### GIVEN DATA
━━━━━━━━━━
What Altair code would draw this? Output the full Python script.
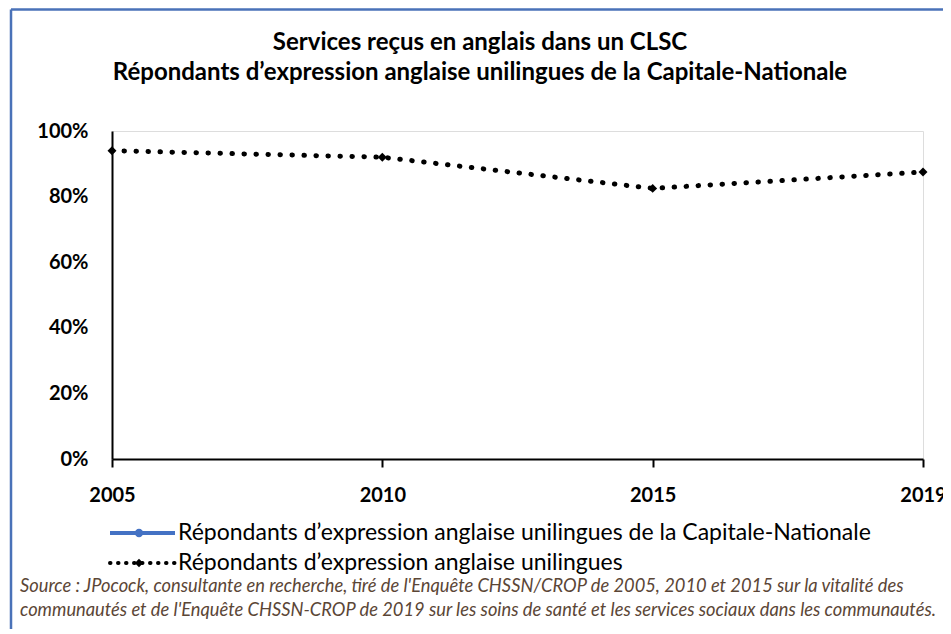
import altair as alt
import pandas as pd

# ---- data ----
annees = ["2005", "2010", "2015", "2019"]
valeurs = [0.94, 0.92, 0.825, 0.875]
series = [
    "Répondants d’expression anglaise unilingues de la Capitale-Nationale",
    "Répondants d’expression anglaise unilingues",
]
couleurs = ["#4472C4", "#000000"]
formes = ["circle", "diamond"]
y_ticks = [0, 0.2, 0.4, 0.6, 0.8, 1.0]
titre = ("Services reçus en anglais  dans un CLSC\n"
         "Répondants d’expression anglaise unilingues de la Capitale-Nationale")
source = ("Source : JPocock, consultante en recherche, tiré de l'Enquête CHSSN/CROP de 2005, 2010 et 2015 sur la vitalité des\n"
          "communautés et de l'Enquête CHSSN-CROP de 2019 sur les soins de santé et les services sociaux dans les communautés.")

df = pd.DataFrame({"annee": annees, "valeur": valeurs, "serie": [series[1]] * len(annees)})
leg_df = pd.DataFrame({"serie": series, "rang": list(range(len(series)))})

FONT = "Lato"

x_enc = alt.X("annee:O", title=None, sort=annees,
              scale=alt.Scale(type="point", padding=0),
              axis=alt.Axis(labelAngle=0, labelFont=FONT, labelFontSize=20, labelFontWeight="bold",
                            labelColor="black", domainColor="black", domainWidth=2,
                            tickColor="black", tickWidth=2, tickSize=8, labelPadding=18, grid=False))
y_enc = alt.Y("valeur:Q", title=None,
              scale=alt.Scale(domain=[0, 1], nice=False),
              axis=alt.Axis(values=y_ticks, format=".0%", labelFont=FONT, labelFontSize=20,
                            labelFontWeight="bold", labelColor="black", domainColor="black",
                            domainWidth=2, ticks=False, labelPadding=24, grid=False))

line = alt.Chart(df).mark_line(strokeWidth=5, strokeCap="round", strokeDash=[0.5, 11.5], color="black").encode(
    x=x_enc, y=y_enc
)
points = alt.Chart(df).mark_point(shape="diamond", filled=True, size=80, color="black", opacity=1).encode(
    x=alt.X("annee:O", sort=annees), y="valeur:Q"
)
main = alt.layer(line, points)

# ---- legend (built from the series list) ----
leg_y = alt.Y("rang:Q", scale=alt.Scale(domain=[0, 1], range=[402, 432]), axis=None)
leg_color = alt.Color("serie:N", scale=alt.Scale(domain=series, range=couleurs), legend=None)

leg_solid = alt.Chart(leg_df).transform_filter(alt.datum.rang == 0).mark_rule(
    strokeWidth=4).encode(x=alt.value(-2), x2=alt.value(63), y=leg_y, color=leg_color)
leg_dot = alt.Chart(leg_df).transform_filter(alt.datum.rang == 1).mark_rule(
    strokeWidth=4, strokeCap="round", strokeDash=[0.5, 7.5]).encode(
    x=alt.value(-2), x2=alt.value(63), y=leg_y, color=leg_color)
leg_pts = alt.Chart(leg_df).mark_point(filled=True, size=70, opacity=1).encode(
    x=alt.value(27), y=leg_y, color=leg_color,
    shape=alt.Shape("serie:N", scale=alt.Scale(domain=series, range=formes), legend=None))
leg_txt = alt.Chart(leg_df).mark_text(
    align="left", baseline="middle", font=FONT, fontSize=23, color="black").encode(
    x=alt.value(66), y=leg_y, text="serie:N")
legend = alt.layer(leg_solid, leg_dot, leg_pts, leg_txt)

title_txt = alt.Chart(pd.DataFrame({"t": [titre]})).mark_text(
    align="center", baseline="middle", lineBreak="\n", font=FONT, fontWeight="bold",
    fontSize=24, lineHeight=30, color="black"
).encode(x=alt.value(368), y=alt.value(-88), text="t:N")

src = alt.Chart(pd.DataFrame({"t": [source]})).mark_text(
    align="left", baseline="top", lineBreak="\n", font=FONT, fontStyle="italic",
    fontSize=18.3, lineHeight=24, color="#5b4636"
).encode(x=alt.value(-92), y=alt.value(447), text="t:N")

border_left = alt.Chart(pd.DataFrame({"a": [0]})).mark_rule(color="#4a72b8", strokeWidth=2.5).encode(
    x=alt.value(-101), y=alt.value(-121.5), y2=alt.value(510)
)
border_top = alt.Chart(pd.DataFrame({"a": [0]})).mark_rule(color="#4a72b8", strokeWidth=2.5).encode(
    x=alt.value(-101), x2=alt.value(860), y=alt.value(-121.5)
)

chart = alt.layer(border_left, border_top, main, legend, title_txt, src).resolve_scale(
    y="independent"
).properties(
    width=811, height=328,
    autosize=alt.AutoSizeParams(type="none"),
    padding={"left": 104, "top": 123, "right": 20, "bottom": 170},
).configure_view(stroke=None).configure(background="white")

chart.save("out.html", embed_options={"renderer": "svg", "actions": False})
━━━━━━━━━━
### EXERCISE DIRECTIONS
Quote in full the listing given above; the images are to be left out.

### CORRECT ANSWER
What Altair code would draw this? Output the full Python script.
import altair as alt
import pandas as pd

# ---- data ----
annees = ["2005", "2010", "2015", "2019"]
valeurs = [0.94, 0.92, 0.825, 0.875]
series = [
    "Répondants d’expression anglaise unilingues de la Capitale-Nationale",
    "Répondants d’expression anglaise unilingues",
]
couleurs = ["#4472C4", "#000000"]
formes = ["circle", "diamond"]
y_ticks = [0, 0.2, 0.4, 0.6, 0.8, 1.0]
titre = ("Services reçus en anglais  dans un CLSC\n"
         "Répondants d’expression anglaise unilingues de la Capitale-Nationale")
source = ("Source : JPocock, consultante en recherche, tiré de l'Enquête CHSSN/CROP de 2005, 2010 et 2015 sur la vitalité des\n"
          "communautés et de l'Enquête CHSSN-CROP de 2019 sur les soins de santé et les services sociaux dans les communautés.")

df = pd.DataFrame({"annee": annees, "valeur": valeurs, "serie": [series[1]] * len(annees)})
leg_df = pd.DataFrame({"serie": series, "rang": list(range(len(series)))})

FONT = "Lato"

x_enc = alt.X("annee:O", title=None, sort=annees,
              scale=alt.Scale(type="point", padding=0),
              axis=alt.Axis(labelAngle=0, labelFont=FONT, labelFontSize=20, labelFontWeight="bold",
                            labelColor="black", domainColor="black", domainWidth=2,
                            tickColor="black", tickWidth=2, tickSize=8, labelPadding=18, grid=False))
y_enc = alt.Y("valeur:Q", title=None,
              scale=alt.Scale(domain=[0, 1], nice=False),
              axis=alt.Axis(values=y_ticks, format=".0%", labelFont=FONT, labelFontSize=20,
                            labelFontWeight="bold", labelColor="black", domainColor="black",
                            domainWidth=2, ticks=False, labelPadding=24, grid=False))

line = alt.Chart(df).mark_line(strokeWidth=5, strokeCap="round", strokeDash=[0.5, 11.5], color="black").encode(
    x=x_enc, y=y_enc
)
points = alt.Chart(df).mark_point(shape="diamond", filled=True, size=80, color="black", opacity=1).encode(
    x=alt.X("annee:O", sort=annees), y="valeur:Q"
)
main = alt.layer(line, points)

# ---- legend (built from the series list) ----
leg_y = alt.Y("rang:Q", scale=alt.Scale(domain=[0, 1], range=[402, 432]), axis=None)
leg_color = alt.Color("serie:N", scale=alt.Scale(domain=series, range=couleurs), legend=None)

leg_solid = alt.Chart(leg_df).transform_filter(alt.datum.rang == 0).mark_rule(
    strokeWidth=4).encode(x=alt.value(-2), x2=alt.value(63), y=leg_y, color=leg_color)
leg_dot = alt.Chart(leg_df).transform_filter(alt.datum.rang == 1).mark_rule(
    strokeWidth=4, strokeCap="round", strokeDash=[0.5, 7.5]).encode(
    x=alt.value(-2), x2=alt.value(63), y=leg_y, color=leg_color)
leg_pts = alt.Chart(leg_df).mark_point(filled=True, size=70, opacity=1).encode(
    x=alt.value(27), y=leg_y, color=leg_color,
    shape=alt.Shape("serie:N", scale=alt.Scale(domain=series, range=formes), legend=None))
leg_txt = alt.Chart(leg_df).mark_text(
    align="left", baseline="middle", font=FONT, fontSize=23, color="black").encode(
    x=alt.value(66), y=leg_y, text="serie:N")
legend = alt.layer(leg_solid, leg_dot, leg_pts, leg_txt)

title_txt = alt.Chart(pd.DataFrame({"t": [titre]})).mark_text(
    align="center", baseline="middle", lineBreak="\n", font=FONT, fontWeight="bold",
    fontSize=24, lineHeight=30, color="black"
).encode(x=alt.value(368), y=alt.value(-88), text="t:N")

src = alt.Chart(pd.DataFrame({"t": [source]})).mark_text(
    align="left", baseline="top", lineBreak="\n", font=FONT, fontStyle="italic",
    fontSize=18.3, lineHeight=24, color="#5b4636"
).encode(x=alt.value(-92), y=alt.value(447), text="t:N")

border_left = alt.Chart(pd.DataFrame({"a": [0]})).mark_rule(color="#4a72b8", strokeWidth=2.5).encode(
    x=alt.value(-101), y=alt.value(-121.5), y2=alt.value(510)
)
border_top = alt.Chart(pd.DataFrame({"a": [0]})).mark_rule(color="#4a72b8", strokeWidth=2.5).encode(
    x=alt.value(-101), x2=alt.value(860), y=alt.value(-121.5)
)

chart = alt.layer(border_left, border_top, main, legend, title_txt, src).resolve_scale(
    y="independent"
).properties(
    width=811, height=328,
    autosize=alt.AutoSizeParams(type="none"),
    padding={"left": 104, "top": 123, "right": 20, "bottom": 170},
).configure_view(stroke=None).configure(background="white")

chart.save("out.html", embed_options={"renderer": "svg", "actions": False})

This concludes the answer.